Picasso and Picabia have made us acquainted with a form of art which in its vague realization of representative values becomes almost as abstract an art as music was in the time of Beethoven, while such musicians as Strauss, Debussy, and Strawinsky, have gradually widened the boundaries which have confined music, and have made it at times something very concrete. Debussy’s _La Mer_, for example, is a much more definite picture (in leaning over the rail of the gallery of the Salle Gaveau in Paris during a performance of this piece I actually became sea-sick!) than Marcel Duchamp’s painting of the _Nu Descendant l’Escalier_. So Strawinsky’s three pieces for string quartet represent certain things in nature (the first a group of peasants playing strange instruments on the steppes; the second sounds in a Cathedral heard by a drowsy worshipper, the responses of the priest, chanted out of key, the shrill antiphonal choruses; and the third a juggling Pierrot with a soul-pain) much more definitely than Picasso’s latest _Nature Morte dans un Jardin_.

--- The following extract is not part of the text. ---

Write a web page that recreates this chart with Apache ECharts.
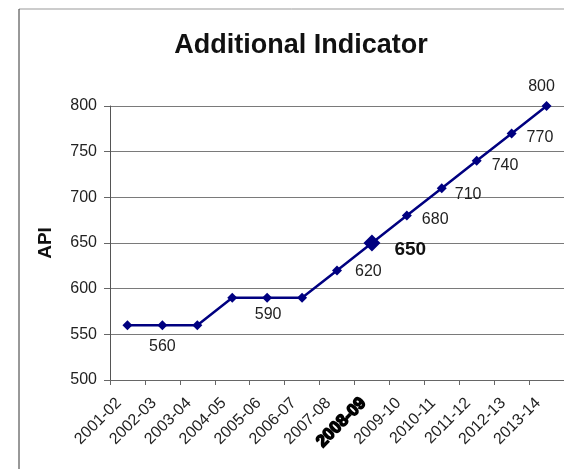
<!DOCTYPE html>
<html><head><meta charset="utf-8">
<script src="https://cdn.jsdelivr.net/npm/echarts@6/dist/echarts.min.js"></script>
<style>html,body{margin:0;padding:0;background:#fff}#c{width:564px;height:469px}</style>
</head><body><div id="c"></div>
<script>
const categories = ['2001-02','2002-03','2003-04','2004-05','2005-06','2006-07','2007-08','2008-09','2009-10','2010-11','2011-12','2012-13','2013-14'];
const values = [560,560,560,590,590,590,620,650,680,710,740,770,800];
const labelledIdx = [1,4,6,7,8,9,10,11,12];
const highlightIdx = 7;
const yTicks = {min:500, max:800, step:50};

const F = 'Liberation Sans, Arial, sans-serif';
const labelCfg = {
  1:{position:'bottom', offset:[0,3]},
  4:{position:'bottom', offset:[1,-1]},
  6:{position:'right', offset:[8,1]},
  7:{position:'right', offset:[9,7], fontWeight:'bold', fontSize:19, color:'#111'},
  8:{position:'right', offset:[5,4]},
  9:{position:'right', offset:[3,6]},
  10:{position:'right', offset:[5,5]},
  11:{position:'right', offset:[5,4]},
  12:{position:'top', offset:[-5,-1]}
};
const data = values.map((v,i)=>{
  const d = {value:v};
  if (labelledIdx.includes(i)) {
    d.label = Object.assign({show:true, fontFamily:F, fontSize:16, color:'#222', distance:5}, labelCfg[i]||{});
  }
  if (i===highlightIdx) d.symbolSize = 17;
  return d;
});

const chart = echarts.init(document.getElementById('c'), null, {renderer:'canvas'});
chart.setOption({
  animation:false,
  backgroundColor:'#fff',
  graphic:[
    {type:'line', shape:{x1:19, y1:9, x2:564, y2:9}, style:{stroke:'#999', lineWidth:1}, silent:true},
    {type:'line', shape:{x1:19, y1:9, x2:19, y2:469}, style:{stroke:'#333', lineWidth:1}, silent:true}
  ],
  title:{text:'Additional Indicator', left:296, textAlign:'center', top:27, textStyle:{fontFamily:F, fontSize:27, fontWeight:'bold', color:'#111'}},
  grid:{left:110, top:106, width:456, height:274},
  xAxis:{type:'category', data:categories, boundaryGap:true,
    axisLine:{lineStyle:{color:'#666', width:1}},
    axisTick:{show:true, length:5, lineStyle:{color:'#666'}},
    axisLabel:{rotate:45, interval:0, fontFamily:F, fontSize:16, color:'#222', margin:12, padding:[0,12,0,0],
      formatter:(v,i)=> i===highlightIdx ? '{b|'+v+'}' : v,
      rich:{b:{fontFamily:F, fontSize:17, fontWeight:'900', color:'#000', textBorderColor:'#000', textBorderWidth:1.5}}},
    splitLine:{show:false}},
  yAxis:{type:'value', min:yTicks.min, max:yTicks.max, interval:yTicks.step,
    name:'API', nameLocation:'middle', nameGap:55, nameRotate:90,
    nameTextStyle:{fontFamily:F, fontSize:19, fontWeight:'bold', color:'#111'},
    axisLine:{show:true, lineStyle:{color:'#555'}},
    axisTick:{show:true, length:6, lineStyle:{color:'#666'}},
    axisLabel:{fontFamily:F, fontSize:16, color:'#222', margin:13},
    splitLine:{show:true, lineStyle:{color:'#7a7a7a', width:1}}},
  series:[{type:'line', data:data, symbol:'diamond', symbolSize:10,
    lineStyle:{color:'#000080', width:2.5}, itemStyle:{color:'#000080'},
    label:{show:false}}]
});
</script></body></html>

“Now the law which has dominated painting for more than a century is a more and more comprehensive assimilation of musical idiom. Even Delacroix spoke of ‘the mysterious effects of line and colour which, alas, only a few adepts feel--like interwoven themes in music ...’ and Baudelaire, in another connection, wrote, ‘Harmony, melody, and counterpoint are to be found in colour.’ Ingres also remarked to his disciples, ‘If I could make you all musicians you would be better painters.’ Renoir, who journeyed to Sicily to paint Wagner’s portrait and to translate _Tannhäuser_, is a musical enthusiast and his work is music. Maurice Denis tells us that his pals at Julian’s Academy, those who were to found synthesism with him, never tired of discussing Lamoureux’s concerts, where they were enthusiastic habitués. Gaugin announced that ‘painting is a musical phase.’ He speaks continually of the music of a picture; when he wants to analyze his work he divides it into the literary element, to which he attaches less importance, and the musical element which he schemes first. Cézanne, whom Gaugin compared to César Franck, said, ‘not model, but modulate.’ Metzinger invokes the right of cubist painters to express all emotions as music does, and one of the æstheticians of the new school writes: ‘The goal of painting is perhaps a music of nature, visual music to which traditional painting would have somewhat the status that sacred or dramatic music has compared to concert music.’